>> Begin

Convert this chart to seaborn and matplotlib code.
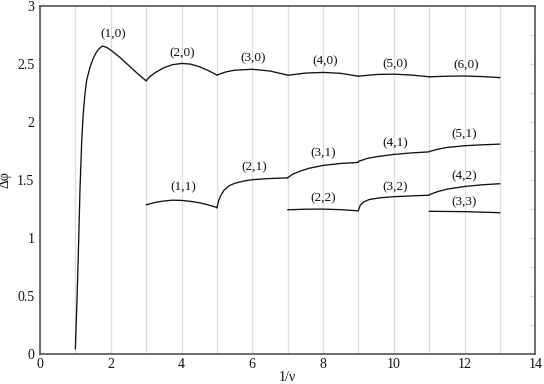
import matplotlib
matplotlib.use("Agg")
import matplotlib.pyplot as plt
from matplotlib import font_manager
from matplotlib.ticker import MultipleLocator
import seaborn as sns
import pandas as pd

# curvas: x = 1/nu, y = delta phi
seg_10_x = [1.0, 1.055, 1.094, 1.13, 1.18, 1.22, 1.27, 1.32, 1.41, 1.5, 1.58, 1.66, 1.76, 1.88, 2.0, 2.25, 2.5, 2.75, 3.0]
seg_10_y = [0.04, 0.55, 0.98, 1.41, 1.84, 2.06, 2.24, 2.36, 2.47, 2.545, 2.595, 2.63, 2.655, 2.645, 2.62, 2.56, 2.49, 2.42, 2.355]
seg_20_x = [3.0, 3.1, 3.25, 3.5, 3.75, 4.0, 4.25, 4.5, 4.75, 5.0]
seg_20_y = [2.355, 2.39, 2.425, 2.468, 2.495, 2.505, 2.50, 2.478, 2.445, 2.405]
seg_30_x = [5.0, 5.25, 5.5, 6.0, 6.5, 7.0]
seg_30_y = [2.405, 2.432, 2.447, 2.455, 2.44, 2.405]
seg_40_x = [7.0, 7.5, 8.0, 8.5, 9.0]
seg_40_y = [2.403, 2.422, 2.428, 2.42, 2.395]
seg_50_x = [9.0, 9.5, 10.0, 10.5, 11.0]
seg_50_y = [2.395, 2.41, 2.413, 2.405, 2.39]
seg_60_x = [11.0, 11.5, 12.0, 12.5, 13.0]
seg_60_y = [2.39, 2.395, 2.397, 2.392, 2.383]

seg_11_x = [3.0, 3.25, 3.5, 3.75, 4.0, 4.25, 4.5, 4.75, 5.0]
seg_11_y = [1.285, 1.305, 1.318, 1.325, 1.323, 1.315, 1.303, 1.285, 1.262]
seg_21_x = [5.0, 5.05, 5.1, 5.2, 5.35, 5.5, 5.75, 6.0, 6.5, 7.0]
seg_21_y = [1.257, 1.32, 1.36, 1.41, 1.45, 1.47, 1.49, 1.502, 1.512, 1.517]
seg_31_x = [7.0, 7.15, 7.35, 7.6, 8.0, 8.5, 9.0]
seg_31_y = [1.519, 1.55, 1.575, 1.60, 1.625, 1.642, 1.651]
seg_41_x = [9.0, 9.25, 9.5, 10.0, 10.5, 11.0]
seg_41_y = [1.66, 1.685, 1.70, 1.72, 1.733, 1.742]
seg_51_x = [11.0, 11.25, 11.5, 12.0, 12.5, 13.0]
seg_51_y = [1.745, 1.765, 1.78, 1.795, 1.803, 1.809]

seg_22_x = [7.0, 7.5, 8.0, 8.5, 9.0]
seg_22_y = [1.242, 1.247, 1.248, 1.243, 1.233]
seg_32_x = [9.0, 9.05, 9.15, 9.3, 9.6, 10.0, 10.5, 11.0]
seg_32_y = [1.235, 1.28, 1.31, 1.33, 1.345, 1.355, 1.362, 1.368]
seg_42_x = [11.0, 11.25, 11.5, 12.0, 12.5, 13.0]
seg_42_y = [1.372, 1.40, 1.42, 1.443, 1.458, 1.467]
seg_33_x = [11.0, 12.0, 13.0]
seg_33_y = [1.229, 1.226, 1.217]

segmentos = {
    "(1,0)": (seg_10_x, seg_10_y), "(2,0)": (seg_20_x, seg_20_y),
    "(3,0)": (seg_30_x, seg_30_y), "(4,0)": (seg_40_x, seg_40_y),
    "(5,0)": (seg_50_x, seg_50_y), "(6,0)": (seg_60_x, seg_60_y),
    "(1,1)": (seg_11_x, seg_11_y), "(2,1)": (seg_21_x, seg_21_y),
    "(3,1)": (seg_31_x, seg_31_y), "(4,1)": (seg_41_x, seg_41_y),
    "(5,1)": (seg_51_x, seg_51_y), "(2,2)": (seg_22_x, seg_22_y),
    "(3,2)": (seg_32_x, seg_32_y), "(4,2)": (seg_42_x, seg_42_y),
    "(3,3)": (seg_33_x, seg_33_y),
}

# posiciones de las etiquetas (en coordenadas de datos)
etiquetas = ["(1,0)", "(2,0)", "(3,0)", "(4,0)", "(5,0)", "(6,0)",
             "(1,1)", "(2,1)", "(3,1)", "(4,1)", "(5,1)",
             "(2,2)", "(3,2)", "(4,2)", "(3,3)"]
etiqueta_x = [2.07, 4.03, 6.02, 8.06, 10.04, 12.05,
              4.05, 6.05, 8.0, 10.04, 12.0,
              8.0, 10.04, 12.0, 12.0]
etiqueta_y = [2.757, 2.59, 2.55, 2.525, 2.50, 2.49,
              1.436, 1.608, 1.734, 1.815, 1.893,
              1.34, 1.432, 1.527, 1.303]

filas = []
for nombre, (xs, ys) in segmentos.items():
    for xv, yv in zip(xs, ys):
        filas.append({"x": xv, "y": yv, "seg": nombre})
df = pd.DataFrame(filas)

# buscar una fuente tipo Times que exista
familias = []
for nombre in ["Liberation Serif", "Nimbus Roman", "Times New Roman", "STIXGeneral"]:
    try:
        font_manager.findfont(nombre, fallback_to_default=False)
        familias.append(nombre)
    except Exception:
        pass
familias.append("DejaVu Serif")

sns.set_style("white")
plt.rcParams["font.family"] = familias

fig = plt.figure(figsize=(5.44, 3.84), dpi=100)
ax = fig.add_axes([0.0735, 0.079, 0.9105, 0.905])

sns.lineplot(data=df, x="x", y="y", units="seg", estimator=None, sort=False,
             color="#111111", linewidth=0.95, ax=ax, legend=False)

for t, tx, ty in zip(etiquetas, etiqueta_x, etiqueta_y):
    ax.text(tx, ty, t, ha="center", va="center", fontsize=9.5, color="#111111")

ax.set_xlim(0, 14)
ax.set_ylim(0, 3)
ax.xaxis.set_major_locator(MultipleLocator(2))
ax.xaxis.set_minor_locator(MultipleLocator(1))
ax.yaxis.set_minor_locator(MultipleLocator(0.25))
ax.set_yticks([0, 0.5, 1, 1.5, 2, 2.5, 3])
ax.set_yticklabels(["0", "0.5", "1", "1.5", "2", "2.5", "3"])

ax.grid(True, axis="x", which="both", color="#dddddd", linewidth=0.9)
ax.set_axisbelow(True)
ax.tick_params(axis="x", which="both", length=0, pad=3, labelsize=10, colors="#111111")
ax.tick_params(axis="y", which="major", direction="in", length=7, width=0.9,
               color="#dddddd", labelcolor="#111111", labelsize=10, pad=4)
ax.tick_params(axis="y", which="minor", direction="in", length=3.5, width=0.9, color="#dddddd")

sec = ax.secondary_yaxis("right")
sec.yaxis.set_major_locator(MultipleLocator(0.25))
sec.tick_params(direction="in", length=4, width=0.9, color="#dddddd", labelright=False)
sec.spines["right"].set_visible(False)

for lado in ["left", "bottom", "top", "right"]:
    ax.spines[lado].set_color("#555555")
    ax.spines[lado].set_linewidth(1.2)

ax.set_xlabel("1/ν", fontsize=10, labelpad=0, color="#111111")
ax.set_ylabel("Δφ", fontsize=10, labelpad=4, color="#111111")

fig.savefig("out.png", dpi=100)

>> End
>> Begin

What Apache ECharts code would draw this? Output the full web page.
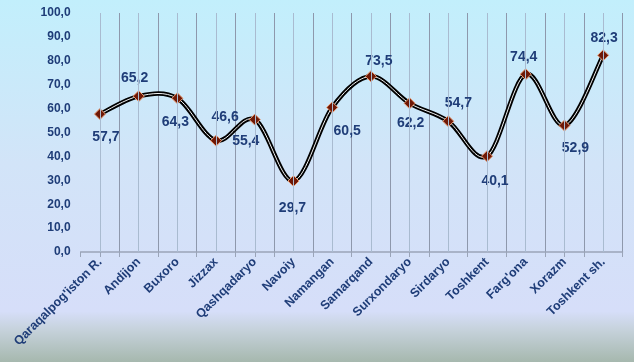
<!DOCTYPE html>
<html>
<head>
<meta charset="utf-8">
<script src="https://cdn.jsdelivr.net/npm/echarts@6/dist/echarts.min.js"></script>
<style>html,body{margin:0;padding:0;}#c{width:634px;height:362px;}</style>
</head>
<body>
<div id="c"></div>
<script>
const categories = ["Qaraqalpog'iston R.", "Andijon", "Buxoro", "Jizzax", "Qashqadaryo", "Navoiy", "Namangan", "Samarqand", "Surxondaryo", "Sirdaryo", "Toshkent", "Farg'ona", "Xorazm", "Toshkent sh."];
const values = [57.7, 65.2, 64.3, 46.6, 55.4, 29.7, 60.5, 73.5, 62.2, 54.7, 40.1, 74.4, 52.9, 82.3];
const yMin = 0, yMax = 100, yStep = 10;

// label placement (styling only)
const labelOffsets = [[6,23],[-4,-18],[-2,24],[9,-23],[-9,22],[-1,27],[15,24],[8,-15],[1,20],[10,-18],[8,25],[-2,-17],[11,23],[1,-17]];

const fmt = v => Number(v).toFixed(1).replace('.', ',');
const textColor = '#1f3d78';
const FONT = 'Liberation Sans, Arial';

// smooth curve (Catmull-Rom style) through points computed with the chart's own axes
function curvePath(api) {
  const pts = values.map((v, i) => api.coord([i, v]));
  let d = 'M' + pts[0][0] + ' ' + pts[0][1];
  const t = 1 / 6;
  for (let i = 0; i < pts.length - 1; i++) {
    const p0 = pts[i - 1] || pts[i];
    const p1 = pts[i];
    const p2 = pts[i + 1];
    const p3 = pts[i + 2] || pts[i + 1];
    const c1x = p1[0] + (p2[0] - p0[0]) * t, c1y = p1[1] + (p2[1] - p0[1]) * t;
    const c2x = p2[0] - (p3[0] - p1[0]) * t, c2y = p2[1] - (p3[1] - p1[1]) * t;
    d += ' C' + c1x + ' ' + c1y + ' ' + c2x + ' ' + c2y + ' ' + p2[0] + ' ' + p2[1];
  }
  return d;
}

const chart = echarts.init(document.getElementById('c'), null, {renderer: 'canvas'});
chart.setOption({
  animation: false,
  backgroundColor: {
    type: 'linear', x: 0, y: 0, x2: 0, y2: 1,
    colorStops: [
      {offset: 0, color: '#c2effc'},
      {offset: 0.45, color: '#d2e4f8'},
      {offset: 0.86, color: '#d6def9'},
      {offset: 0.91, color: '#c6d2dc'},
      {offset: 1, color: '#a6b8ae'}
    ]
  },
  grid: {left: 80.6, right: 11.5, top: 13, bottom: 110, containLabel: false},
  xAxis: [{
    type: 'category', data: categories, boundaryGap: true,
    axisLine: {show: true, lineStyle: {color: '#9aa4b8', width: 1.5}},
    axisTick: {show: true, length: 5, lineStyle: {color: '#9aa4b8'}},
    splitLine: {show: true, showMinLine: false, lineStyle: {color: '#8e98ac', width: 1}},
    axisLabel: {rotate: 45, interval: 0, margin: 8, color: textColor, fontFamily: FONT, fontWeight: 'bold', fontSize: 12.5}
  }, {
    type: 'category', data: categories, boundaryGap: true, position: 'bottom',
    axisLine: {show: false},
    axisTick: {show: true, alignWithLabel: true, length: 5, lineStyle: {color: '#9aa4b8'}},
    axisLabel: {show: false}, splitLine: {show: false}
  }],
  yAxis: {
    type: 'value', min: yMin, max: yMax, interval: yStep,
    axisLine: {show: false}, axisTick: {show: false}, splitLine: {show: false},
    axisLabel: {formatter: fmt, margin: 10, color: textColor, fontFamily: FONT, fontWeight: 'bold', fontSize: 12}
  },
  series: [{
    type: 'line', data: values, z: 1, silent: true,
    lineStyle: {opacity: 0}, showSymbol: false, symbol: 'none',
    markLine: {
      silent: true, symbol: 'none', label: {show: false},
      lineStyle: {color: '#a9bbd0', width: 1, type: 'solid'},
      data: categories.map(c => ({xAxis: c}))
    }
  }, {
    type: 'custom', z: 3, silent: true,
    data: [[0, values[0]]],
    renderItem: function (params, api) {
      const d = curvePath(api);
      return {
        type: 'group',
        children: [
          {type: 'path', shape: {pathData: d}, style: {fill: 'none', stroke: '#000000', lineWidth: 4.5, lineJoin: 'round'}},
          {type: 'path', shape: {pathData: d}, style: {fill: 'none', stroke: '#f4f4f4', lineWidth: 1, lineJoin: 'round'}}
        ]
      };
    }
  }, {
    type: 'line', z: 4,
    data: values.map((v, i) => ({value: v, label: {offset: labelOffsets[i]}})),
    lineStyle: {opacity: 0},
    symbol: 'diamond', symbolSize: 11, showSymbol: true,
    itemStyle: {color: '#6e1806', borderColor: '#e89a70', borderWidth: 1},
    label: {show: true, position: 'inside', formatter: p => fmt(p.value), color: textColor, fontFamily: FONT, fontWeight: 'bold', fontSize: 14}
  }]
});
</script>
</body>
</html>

>> End
>> Begin

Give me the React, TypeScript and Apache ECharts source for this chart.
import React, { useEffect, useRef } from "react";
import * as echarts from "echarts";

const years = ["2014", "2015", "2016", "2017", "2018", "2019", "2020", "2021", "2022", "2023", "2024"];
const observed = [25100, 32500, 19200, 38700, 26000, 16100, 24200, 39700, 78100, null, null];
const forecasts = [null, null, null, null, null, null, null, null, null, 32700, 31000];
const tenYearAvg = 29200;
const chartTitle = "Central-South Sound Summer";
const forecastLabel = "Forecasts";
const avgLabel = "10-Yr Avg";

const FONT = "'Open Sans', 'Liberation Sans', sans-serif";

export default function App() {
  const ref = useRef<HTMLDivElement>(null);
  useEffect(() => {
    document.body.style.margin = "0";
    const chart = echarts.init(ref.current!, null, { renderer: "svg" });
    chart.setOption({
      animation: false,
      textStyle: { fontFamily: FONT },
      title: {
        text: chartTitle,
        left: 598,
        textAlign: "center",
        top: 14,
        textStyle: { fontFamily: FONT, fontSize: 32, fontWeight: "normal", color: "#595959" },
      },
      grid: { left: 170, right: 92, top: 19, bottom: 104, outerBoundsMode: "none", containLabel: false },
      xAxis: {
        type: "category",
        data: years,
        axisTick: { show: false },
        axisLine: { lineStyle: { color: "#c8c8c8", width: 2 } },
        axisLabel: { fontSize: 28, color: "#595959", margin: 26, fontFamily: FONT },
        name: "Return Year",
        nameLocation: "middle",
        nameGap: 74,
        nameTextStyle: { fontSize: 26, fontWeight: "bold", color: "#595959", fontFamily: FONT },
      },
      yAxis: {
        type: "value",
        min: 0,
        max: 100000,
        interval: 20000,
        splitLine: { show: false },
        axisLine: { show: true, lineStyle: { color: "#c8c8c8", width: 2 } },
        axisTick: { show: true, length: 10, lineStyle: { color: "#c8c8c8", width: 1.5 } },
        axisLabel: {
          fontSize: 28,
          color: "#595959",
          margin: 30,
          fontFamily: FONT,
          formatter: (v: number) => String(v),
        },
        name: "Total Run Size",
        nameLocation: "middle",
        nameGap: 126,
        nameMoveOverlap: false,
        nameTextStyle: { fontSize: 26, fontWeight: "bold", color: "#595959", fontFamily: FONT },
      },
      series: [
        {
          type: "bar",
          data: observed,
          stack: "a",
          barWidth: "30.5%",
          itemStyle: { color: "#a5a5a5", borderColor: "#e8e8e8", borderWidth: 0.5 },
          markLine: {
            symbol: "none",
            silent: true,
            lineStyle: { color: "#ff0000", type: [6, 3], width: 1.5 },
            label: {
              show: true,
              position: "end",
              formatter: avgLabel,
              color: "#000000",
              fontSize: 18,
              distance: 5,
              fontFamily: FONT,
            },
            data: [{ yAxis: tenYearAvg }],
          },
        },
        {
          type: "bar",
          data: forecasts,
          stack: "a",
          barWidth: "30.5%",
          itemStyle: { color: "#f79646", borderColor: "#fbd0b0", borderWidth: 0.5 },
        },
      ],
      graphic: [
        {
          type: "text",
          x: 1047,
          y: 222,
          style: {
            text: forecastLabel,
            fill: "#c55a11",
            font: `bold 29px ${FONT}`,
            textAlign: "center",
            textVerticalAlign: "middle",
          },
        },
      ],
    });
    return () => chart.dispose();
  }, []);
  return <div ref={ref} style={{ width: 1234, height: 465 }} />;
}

>> End

Brief ::
The first line to copy holds "What Apache ECharts", and the last holds "const FONT = 'Liberation Sans, Arial';". Copy them and the lines between exactly, leaving out pictures.

Exercise output ::
What Apache ECharts code would draw this? Output the full web page.
<!DOCTYPE html>
<html>
<head>
<meta charset="utf-8">
<script src="https://cdn.jsdelivr.net/npm/echarts@6/dist/echarts.min.js"></script>
<style>html,body{margin:0;padding:0;}#c{width:634px;height:362px;}</style>
</head>
<body>
<div id="c"></div>
<script>
const categories = ["Qaraqalpog'iston R.", "Andijon", "Buxoro", "Jizzax", "Qashqadaryo", "Navoiy", "Namangan", "Samarqand", "Surxondaryo", "Sirdaryo", "Toshkent", "Farg'ona", "Xorazm", "Toshkent sh."];
const values = [57.7, 65.2, 64.3, 46.6, 55.4, 29.7, 60.5, 73.5, 62.2, 54.7, 40.1, 74.4, 52.9, 82.3];
const yMin = 0, yMax = 100, yStep = 10;

// label placement (styling only)
const labelOffsets = [[6,23],[-4,-18],[-2,24],[9,-23],[-9,22],[-1,27],[15,24],[8,-15],[1,20],[10,-18],[8,25],[-2,-17],[11,23],[1,-17]];

const fmt = v => Number(v).toFixed(1).replace('.', ',');
const textColor = '#1f3d78';
const FONT = 'Liberation Sans, Arial';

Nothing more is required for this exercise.